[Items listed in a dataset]
- - - - -
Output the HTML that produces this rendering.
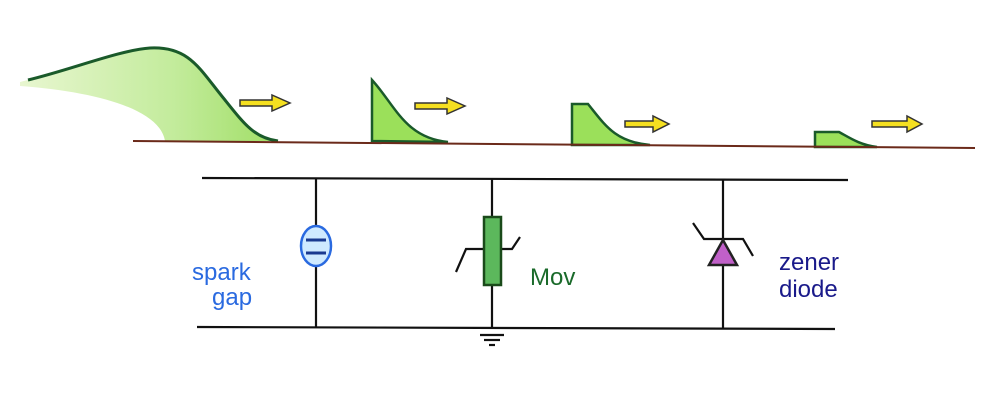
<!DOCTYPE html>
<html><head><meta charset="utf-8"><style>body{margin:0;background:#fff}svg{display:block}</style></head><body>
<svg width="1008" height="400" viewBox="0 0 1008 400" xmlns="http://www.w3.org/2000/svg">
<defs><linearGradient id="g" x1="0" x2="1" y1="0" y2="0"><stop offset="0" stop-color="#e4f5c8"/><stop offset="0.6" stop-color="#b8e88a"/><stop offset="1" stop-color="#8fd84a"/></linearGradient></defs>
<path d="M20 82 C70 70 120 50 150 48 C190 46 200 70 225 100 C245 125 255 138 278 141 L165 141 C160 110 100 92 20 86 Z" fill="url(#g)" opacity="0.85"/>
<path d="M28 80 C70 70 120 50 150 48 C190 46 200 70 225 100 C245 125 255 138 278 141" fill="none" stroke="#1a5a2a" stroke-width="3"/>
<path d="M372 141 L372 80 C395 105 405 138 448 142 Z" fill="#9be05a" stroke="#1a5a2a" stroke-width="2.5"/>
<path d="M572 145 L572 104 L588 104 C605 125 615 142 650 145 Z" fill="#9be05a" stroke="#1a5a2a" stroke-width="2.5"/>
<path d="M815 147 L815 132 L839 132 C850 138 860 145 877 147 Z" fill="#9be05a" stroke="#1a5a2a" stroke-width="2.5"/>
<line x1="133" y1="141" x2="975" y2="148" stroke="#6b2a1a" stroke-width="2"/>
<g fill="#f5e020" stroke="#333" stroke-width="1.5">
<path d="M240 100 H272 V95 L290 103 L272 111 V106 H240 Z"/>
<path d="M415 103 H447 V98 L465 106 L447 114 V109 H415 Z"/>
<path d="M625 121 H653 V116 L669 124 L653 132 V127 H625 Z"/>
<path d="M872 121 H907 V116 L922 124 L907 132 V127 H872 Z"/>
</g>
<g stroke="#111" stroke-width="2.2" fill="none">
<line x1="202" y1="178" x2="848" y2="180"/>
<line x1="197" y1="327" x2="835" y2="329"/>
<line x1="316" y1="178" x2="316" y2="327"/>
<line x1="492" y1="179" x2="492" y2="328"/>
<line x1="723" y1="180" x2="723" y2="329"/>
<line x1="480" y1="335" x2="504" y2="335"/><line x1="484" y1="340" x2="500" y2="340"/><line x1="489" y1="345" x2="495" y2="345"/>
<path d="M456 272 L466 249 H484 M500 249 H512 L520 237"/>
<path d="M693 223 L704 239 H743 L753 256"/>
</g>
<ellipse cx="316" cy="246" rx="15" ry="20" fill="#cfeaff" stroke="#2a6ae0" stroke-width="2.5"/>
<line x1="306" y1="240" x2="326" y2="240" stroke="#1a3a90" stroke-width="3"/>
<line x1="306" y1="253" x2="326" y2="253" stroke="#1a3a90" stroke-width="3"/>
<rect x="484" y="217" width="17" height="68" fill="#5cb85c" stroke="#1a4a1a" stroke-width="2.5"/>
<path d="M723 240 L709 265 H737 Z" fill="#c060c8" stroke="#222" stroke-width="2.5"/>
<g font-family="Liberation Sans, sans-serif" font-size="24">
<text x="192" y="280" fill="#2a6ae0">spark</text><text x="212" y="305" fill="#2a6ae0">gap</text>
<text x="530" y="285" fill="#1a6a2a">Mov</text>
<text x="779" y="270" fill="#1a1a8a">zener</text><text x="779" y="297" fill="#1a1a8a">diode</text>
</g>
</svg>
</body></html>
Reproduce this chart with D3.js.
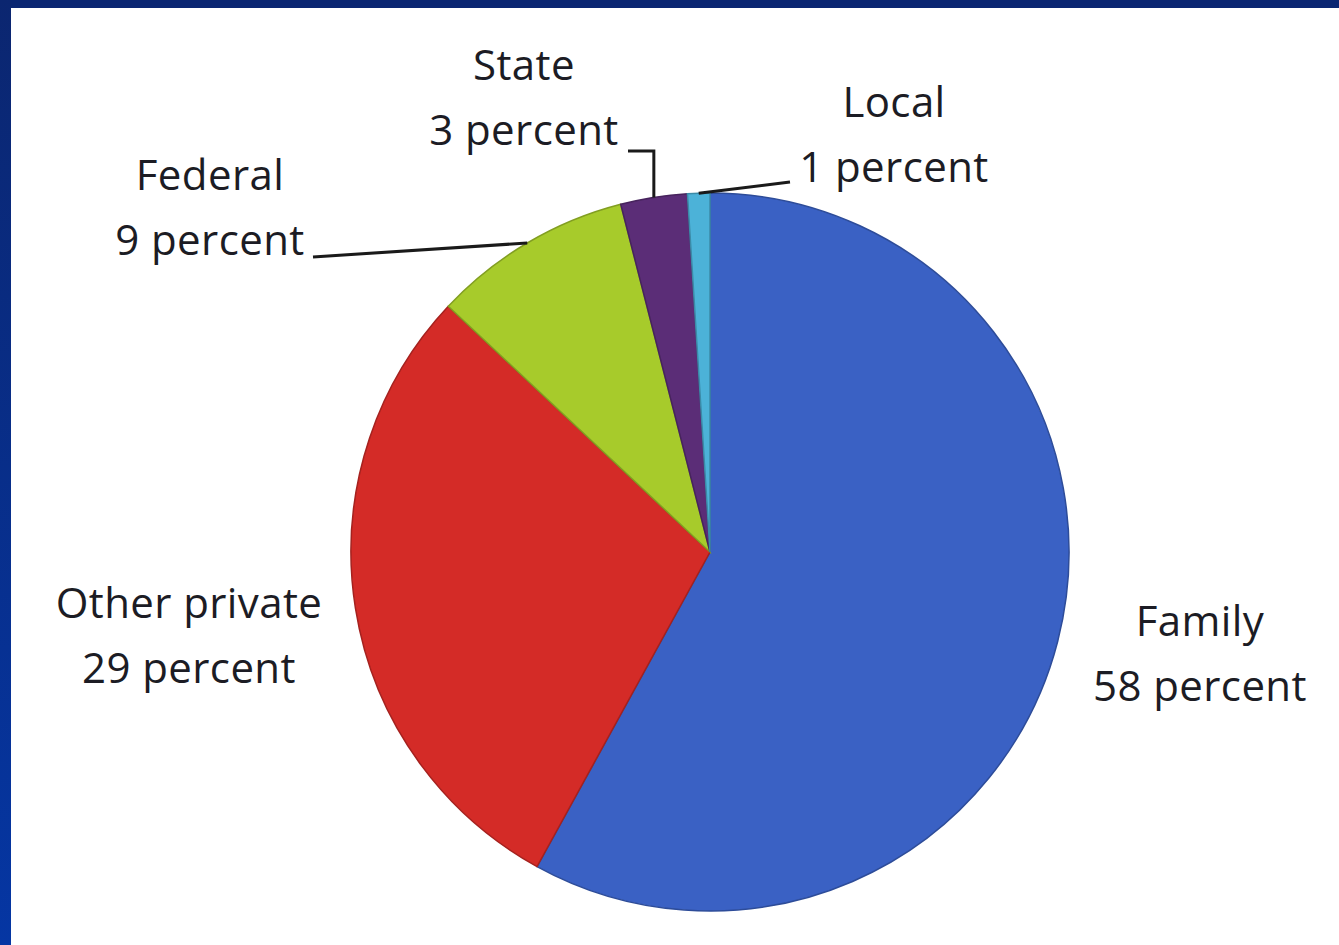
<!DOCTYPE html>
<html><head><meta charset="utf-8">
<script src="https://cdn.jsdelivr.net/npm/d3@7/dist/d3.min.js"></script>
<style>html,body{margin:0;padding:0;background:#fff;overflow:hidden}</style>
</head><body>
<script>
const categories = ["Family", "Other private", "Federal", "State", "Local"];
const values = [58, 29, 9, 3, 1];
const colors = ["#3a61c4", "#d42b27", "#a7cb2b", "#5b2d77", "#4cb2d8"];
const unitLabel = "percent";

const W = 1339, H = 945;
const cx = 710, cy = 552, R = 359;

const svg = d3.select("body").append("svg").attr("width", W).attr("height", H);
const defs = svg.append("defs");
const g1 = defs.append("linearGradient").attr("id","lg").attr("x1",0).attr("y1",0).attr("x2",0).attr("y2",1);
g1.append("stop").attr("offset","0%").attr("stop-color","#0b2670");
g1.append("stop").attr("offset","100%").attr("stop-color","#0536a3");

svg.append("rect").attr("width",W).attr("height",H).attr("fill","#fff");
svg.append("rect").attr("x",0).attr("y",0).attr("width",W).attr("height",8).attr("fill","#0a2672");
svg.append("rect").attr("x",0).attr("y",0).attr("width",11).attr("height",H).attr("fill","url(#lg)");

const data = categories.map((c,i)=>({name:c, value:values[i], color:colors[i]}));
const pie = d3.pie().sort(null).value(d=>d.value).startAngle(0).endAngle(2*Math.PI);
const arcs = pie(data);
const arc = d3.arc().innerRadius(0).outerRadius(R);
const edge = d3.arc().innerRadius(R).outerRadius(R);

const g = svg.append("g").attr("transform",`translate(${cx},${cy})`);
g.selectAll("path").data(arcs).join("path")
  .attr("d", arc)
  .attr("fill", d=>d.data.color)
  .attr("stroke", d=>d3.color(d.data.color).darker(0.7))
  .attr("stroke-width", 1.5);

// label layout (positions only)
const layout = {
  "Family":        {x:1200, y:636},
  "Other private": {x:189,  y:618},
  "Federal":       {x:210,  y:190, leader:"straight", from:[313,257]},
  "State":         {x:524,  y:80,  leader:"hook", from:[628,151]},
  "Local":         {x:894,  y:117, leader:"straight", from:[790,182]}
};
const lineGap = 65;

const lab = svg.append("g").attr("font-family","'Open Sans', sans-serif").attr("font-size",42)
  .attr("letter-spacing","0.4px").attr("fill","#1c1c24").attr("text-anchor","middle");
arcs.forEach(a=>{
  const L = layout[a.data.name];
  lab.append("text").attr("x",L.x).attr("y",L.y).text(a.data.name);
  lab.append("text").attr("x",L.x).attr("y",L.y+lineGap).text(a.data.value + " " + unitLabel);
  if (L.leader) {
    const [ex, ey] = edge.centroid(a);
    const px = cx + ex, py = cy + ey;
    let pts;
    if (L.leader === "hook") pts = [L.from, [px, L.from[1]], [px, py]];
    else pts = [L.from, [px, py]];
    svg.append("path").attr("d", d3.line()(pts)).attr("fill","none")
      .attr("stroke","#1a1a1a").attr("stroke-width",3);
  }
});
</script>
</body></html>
- - - - -
▶ **Required task**: Keep the pictures out, and extract only the lines that begin at the one containing "Reproduce this chart with D3.js." and end at the one containing "const edge = d3.arc().innerRadius(R).outerRadius(R);", inclusive.

▶ **Written solution**:
Reproduce this chart with D3.js.
<!DOCTYPE html>
<html><head><meta charset="utf-8">
<script src="https://cdn.jsdelivr.net/npm/d3@7/dist/d3.min.js"></script>
<style>html,body{margin:0;padding:0;background:#fff;overflow:hidden}</style>
</head><body>
<script>
const categories = ["Family", "Other private", "Federal", "State", "Local"];
const values = [58, 29, 9, 3, 1];
const colors = ["#3a61c4", "#d42b27", "#a7cb2b", "#5b2d77", "#4cb2d8"];
const unitLabel = "percent";

const W = 1339, H = 945;
const cx = 710, cy = 552, R = 359;

const svg = d3.select("body").append("svg").attr("width", W).attr("height", H);
const defs = svg.append("defs");
const g1 = defs.append("linearGradient").attr("id","lg").attr("x1",0).attr("y1",0).attr("x2",0).attr("y2",1);
g1.append("stop").attr("offset","0%").attr("stop-color","#0b2670");
g1.append("stop").attr("offset","100%").attr("stop-color","#0536a3");

svg.append("rect").attr("width",W).attr("height",H).attr("fill","#fff");
svg.append("rect").attr("x",0).attr("y",0).attr("width",W).attr("height",8).attr("fill","#0a2672");
svg.append("rect").attr("x",0).attr("y",0).attr("width",11).attr("height",H).attr("fill","url(#lg)");

const data = categories.map((c,i)=>({name:c, value:values[i], color:colors[i]}));
const pie = d3.pie().sort(null).value(d=>d.value).startAngle(0).endAngle(2*Math.PI);
const arcs = pie(data);
const arc = d3.arc().innerRadius(0).outerRadius(R);
const edge = d3.arc().innerRadius(R).outerRadius(R);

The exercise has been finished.